▶

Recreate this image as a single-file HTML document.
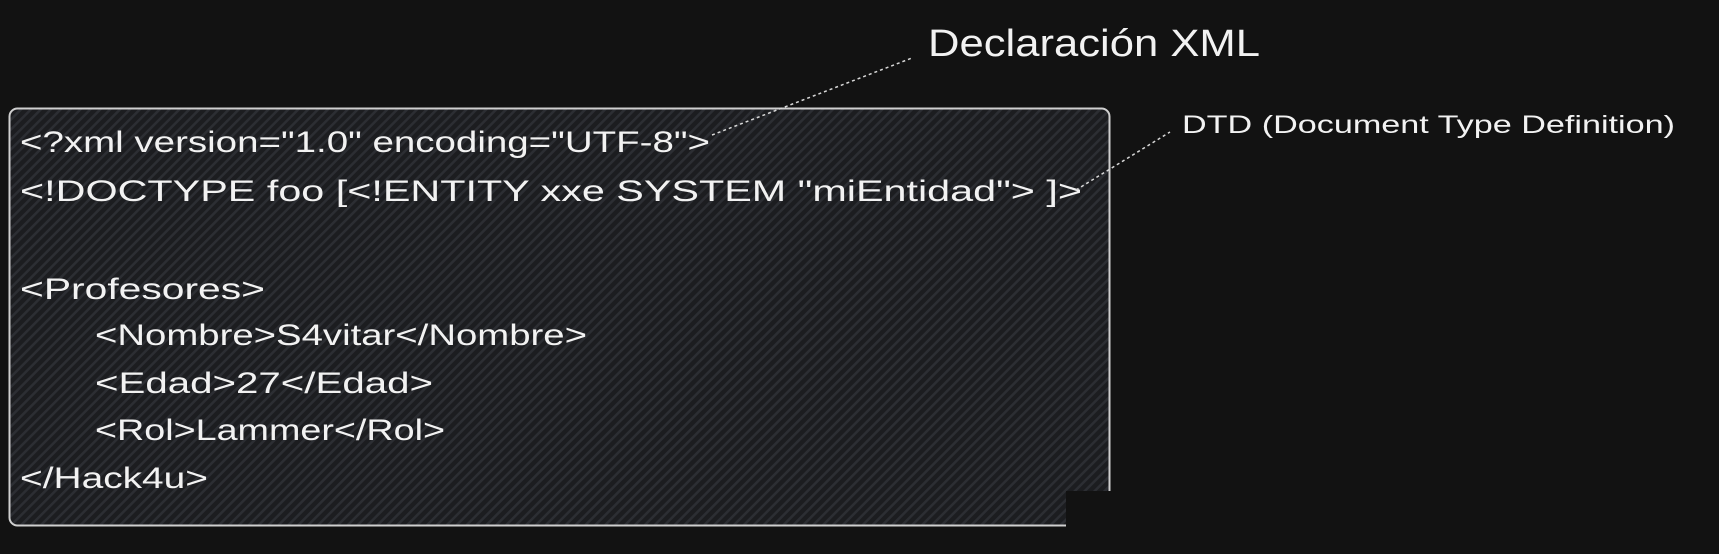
<!DOCTYPE html>
<html><head><style>
html,body{margin:0;padding:0;background:#121212;}
svg{display:block}
text{font-family:"Liberation Sans",sans-serif;fill:#f2f2f2;}
</style></head><body>
<svg width="1719" height="554" viewBox="0 0 1719 554">
<defs>
<pattern id="h" width="7" height="7" patternUnits="userSpaceOnUse" patternTransform="rotate(45)">
<rect width="7" height="7" fill="#1c1d20"/>
<rect width="2.5" height="7" fill="#2c2e33"/>
</pattern>
</defs>
<rect x="0" y="0" width="1719" height="554" fill="#121212"/>
<rect x="9.5" y="108.5" width="1100" height="417" rx="8" fill="url(#h)" stroke="#cfcfcf" stroke-width="2"/>
<rect x="1066" y="491" width="60" height="50" fill="#121212"/>
<g font-size="30">
<text x="20" y="152" textLength="690" lengthAdjust="spacingAndGlyphs">&lt;?xml version="1.0" encoding="UTF-8"&gt;</text>
<text x="20" y="201" textLength="1062" lengthAdjust="spacingAndGlyphs">&lt;!DOCTYPE foo [&lt;!ENTITY xxe SYSTEM "miEntidad"&gt; ]&gt;</text>
<text x="20" y="299" textLength="245" lengthAdjust="spacingAndGlyphs">&lt;Profesores&gt;</text>
<text x="95" y="345" textLength="492" lengthAdjust="spacingAndGlyphs">&lt;Nombre&gt;S4vitar&lt;/Nombre&gt;</text>
<text x="95" y="393" textLength="338" lengthAdjust="spacingAndGlyphs">&lt;Edad&gt;27&lt;/Edad&gt;</text>
<text x="95" y="440" textLength="350" lengthAdjust="spacingAndGlyphs">&lt;Rol&gt;Lammer&lt;/Rol&gt;</text>
<text x="20" y="488" textLength="188" lengthAdjust="spacingAndGlyphs">&lt;/Hack4u&gt;</text>
</g>
<text x="928" y="56" font-size="38" textLength="332" lengthAdjust="spacingAndGlyphs">Declaración XML</text>
<text x="1182" y="133" font-size="25" textLength="493" lengthAdjust="spacingAndGlyphs">DTD (Document Type Definition)</text>
<g stroke="#d8d8d8" stroke-width="1.5" stroke-dasharray="3 3" fill="none">
<line x1="712" y1="135" x2="912" y2="58"/>
<line x1="1076" y1="190" x2="1170" y2="132"/>
</g>
</svg>
</body></html>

◀

◆ PROBLEM DESCRIPTION ◆
Return the whole listing, word for word, and leave out every picture.

◆ EXERCISE OUTPUT ◆
Recreate this image as a single-file HTML document.
<!DOCTYPE html>
<html><head><style>
html,body{margin:0;padding:0;background:#121212;}
svg{display:block}
text{font-family:"Liberation Sans",sans-serif;fill:#f2f2f2;}
</style></head><body>
<svg width="1719" height="554" viewBox="0 0 1719 554">
<defs>
<pattern id="h" width="7" height="7" patternUnits="userSpaceOnUse" patternTransform="rotate(45)">
<rect width="7" height="7" fill="#1c1d20"/>
<rect width="2.5" height="7" fill="#2c2e33"/>
</pattern>
</defs>
<rect x="0" y="0" width="1719" height="554" fill="#121212"/>
<rect x="9.5" y="108.5" width="1100" height="417" rx="8" fill="url(#h)" stroke="#cfcfcf" stroke-width="2"/>
<rect x="1066" y="491" width="60" height="50" fill="#121212"/>
<g font-size="30">
<text x="20" y="152" textLength="690" lengthAdjust="spacingAndGlyphs">&lt;?xml version="1.0" encoding="UTF-8"&gt;</text>
<text x="20" y="201" textLength="1062" lengthAdjust="spacingAndGlyphs">&lt;!DOCTYPE foo [&lt;!ENTITY xxe SYSTEM "miEntidad"&gt; ]&gt;</text>
<text x="20" y="299" textLength="245" lengthAdjust="spacingAndGlyphs">&lt;Profesores&gt;</text>
<text x="95" y="345" textLength="492" lengthAdjust="spacingAndGlyphs">&lt;Nombre&gt;S4vitar&lt;/Nombre&gt;</text>
<text x="95" y="393" textLength="338" lengthAdjust="spacingAndGlyphs">&lt;Edad&gt;27&lt;/Edad&gt;</text>
<text x="95" y="440" textLength="350" lengthAdjust="spacingAndGlyphs">&lt;Rol&gt;Lammer&lt;/Rol&gt;</text>
<text x="20" y="488" textLength="188" lengthAdjust="spacingAndGlyphs">&lt;/Hack4u&gt;</text>
</g>
<text x="928" y="56" font-size="38" textLength="332" lengthAdjust="spacingAndGlyphs">Declaración XML</text>
<text x="1182" y="133" font-size="25" textLength="493" lengthAdjust="spacingAndGlyphs">DTD (Document Type Definition)</text>
<g stroke="#d8d8d8" stroke-width="1.5" stroke-dasharray="3 3" fill="none">
<line x1="712" y1="135" x2="912" y2="58"/>
<line x1="1076" y1="190" x2="1170" y2="132"/>
</g>
</svg>
</body></html>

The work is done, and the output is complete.